Zeit an der SBW: Augen geöffnet
(MR) «Bildung ist das, was übrigbleibt, wenn man alles vergessen hat», behauptete einst Werner Heisenberg. Wenn du an deine Zeit an der SBW (1989-1992) zurückdenkst, was wirst du nie vergessen?
(RD) Die SBW hat mir ermöglicht, mich nach meinem Unfall neu zu erfinden, den Fokus vom Körper auf den Geist zu verlagern und mich auf neue Stärken zu besinnen, von denen ich bis zu diesem Zeitpunkt noch nichts gewusst hatte.
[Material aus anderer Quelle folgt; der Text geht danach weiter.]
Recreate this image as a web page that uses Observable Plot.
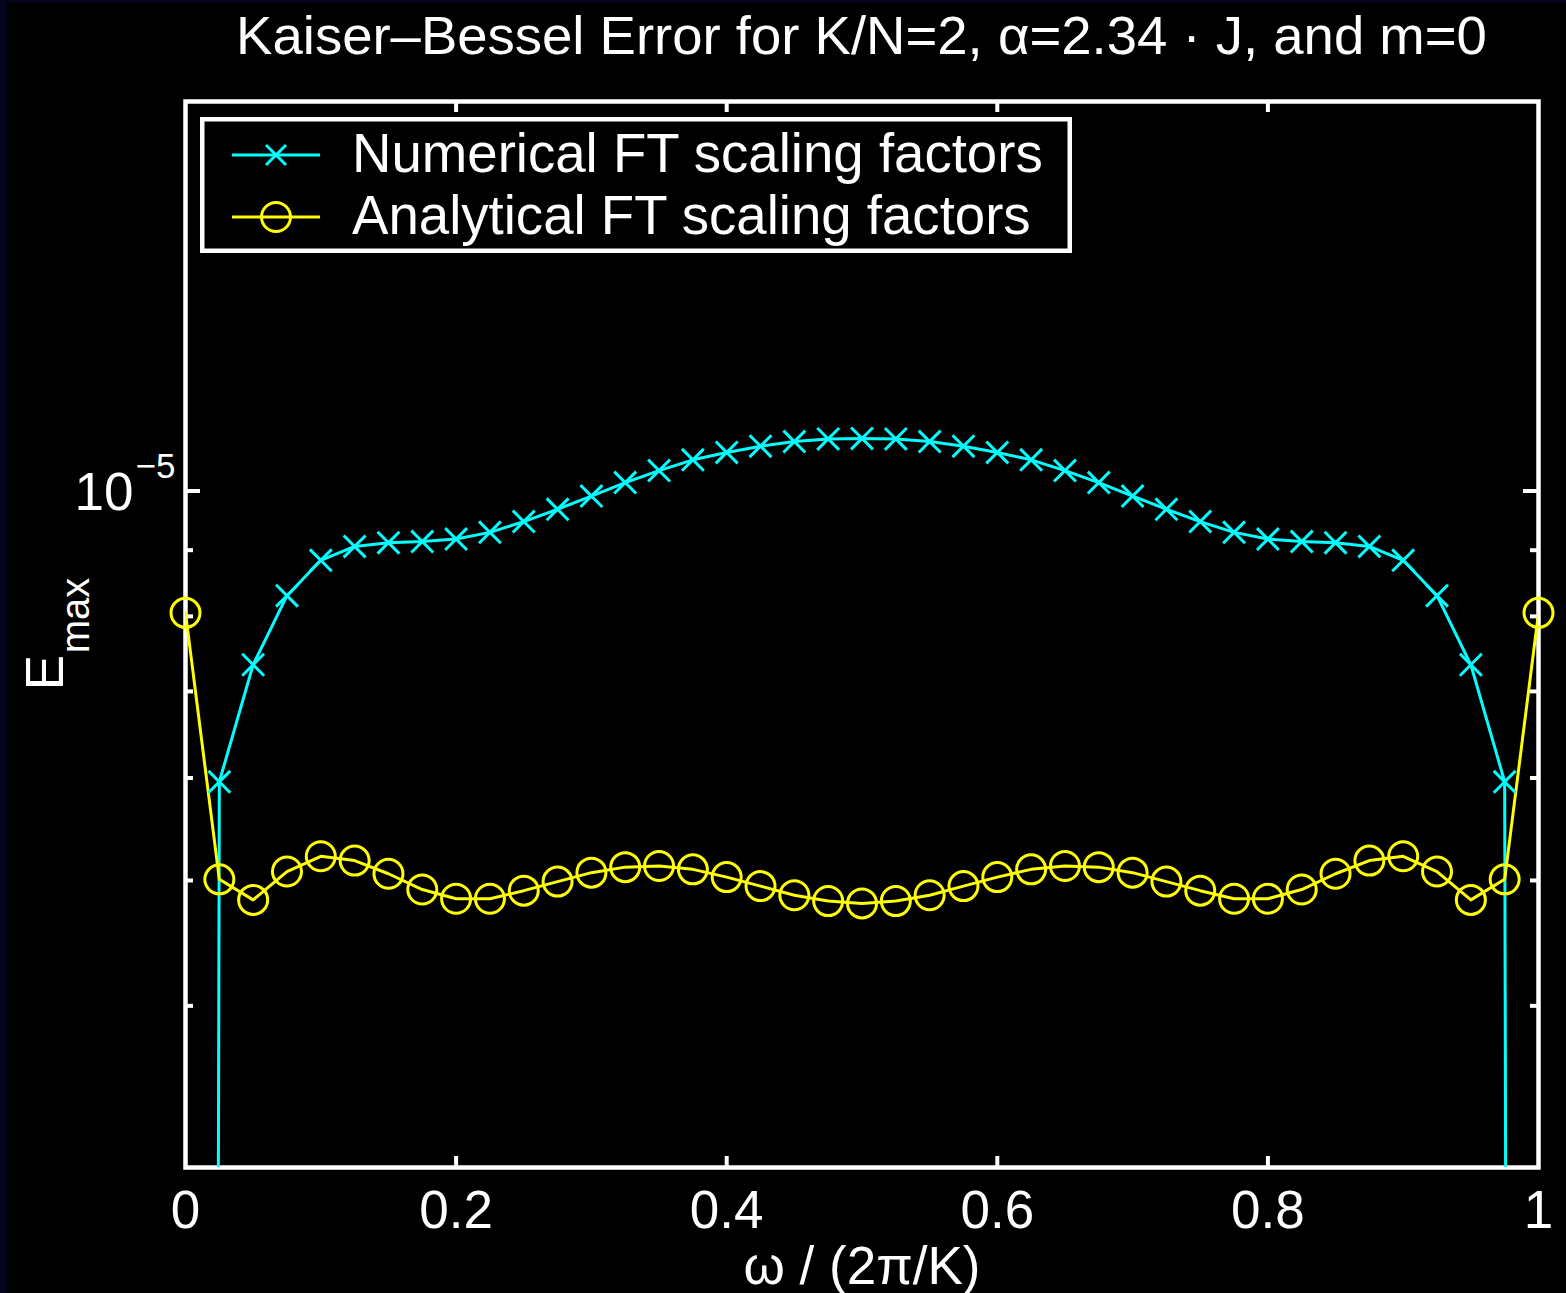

Das 10. Schuljahr hat mir die Augen geöffnet, dass ich und wie ich lernen kann. Ich habe ein ganz neues Schulsystem kennengelernt, in dem neben dem Unterricht vor allem auch das soziale Leben und Lernen im Mittelpunkt stand. Dafür bin ich bis heute dankbar.
Roland Dürr Jahrgang 1972. Vater von Zwillingen. Seit 2021 Kantonaler Geschäftsleiter Pro Infirmis St.Gallen-Appenzell. Dipl. Sozialarbeiter. 2003-2018 Gründer, Inhaber und Geschäftsführer der Firma MRD Racing AG.